This is an unofficial snapshot of the ISO/IEC JTC1 SC22 WG21 Core Issues List revision 115d. See http://www.open-std.org/jtc1/sc22/wg21/ for the official list.

2024-10-26


1609. Default arguments and function parameter packs

Section: 9.3.4.7  [dcl.fct.default]     Status: open     Submitter: Jonathan Caves     Date: 2013-01-25

It is not clear from 9.3.4.7 [dcl.fct.default] whether the following is well-formed or not:

  template<typename... T>
  void f2(int a = 0, T... b, int c = 1);

  f2<>(); // parameter a has the value 0 and parameter c has the value 1

(T... b is a non-deduced context per 13.10.3.6 [temp.deduct.type] paragraph 5, so the template arguments must be specified explicitly.)

Notes from the April, 2013 meeting:

CWG agreed that the example should be ill-formed.

Additional note (August, 2013):

9.3.4.7 [dcl.fct.default] paragraph 4 explicitly allows for a function parameter pack to follow a parameter with a default argument:

In a given function declaration, each parameter subsequent to a parameter with a default argument shall have a default argument supplied in this or a previous declaration or shall be a function parameter pack.
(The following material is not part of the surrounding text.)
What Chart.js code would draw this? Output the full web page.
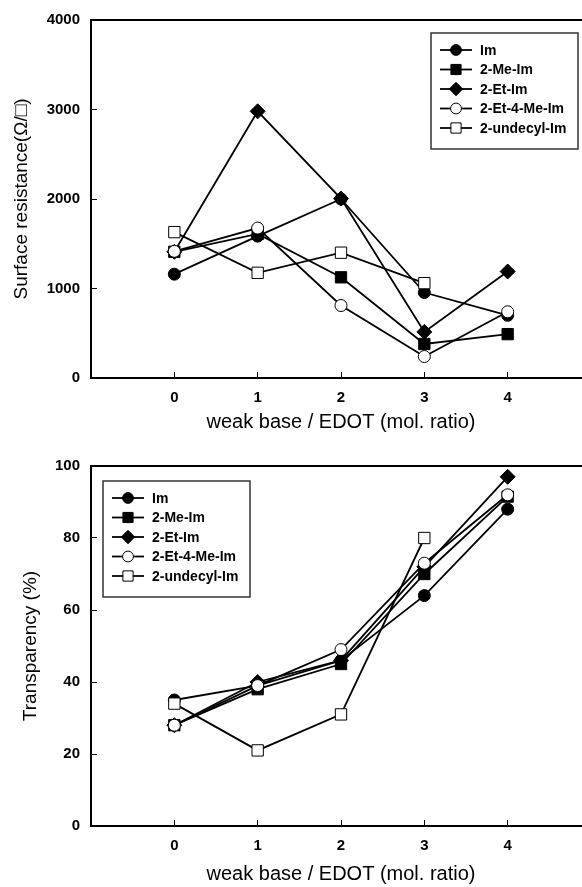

However, any instantiation of such a function template with a non-empty pack expansion would result in a function declaration in which one or more parameters without default arguments (from the pack expansion) would follow a parameter with a default argument and thus would be ill-formed. Such a function template declaration thus violates 13.8 [temp.res] paragraph 8:

If every valid specialization of a variadic template requires an empty template parameter pack, the template is ill-formed, no diagnostic required.

Although the drafting review teleconference of 2013-08-26 suggested closing the issue as NAD, it is being kept open to discuss and resolve this apparent contradiction.

Notes from the September, 2013 meeting:

CWG agreed that this example should be accepted; the restriction on default arguments applies to the template declaration itself, not to its specializations.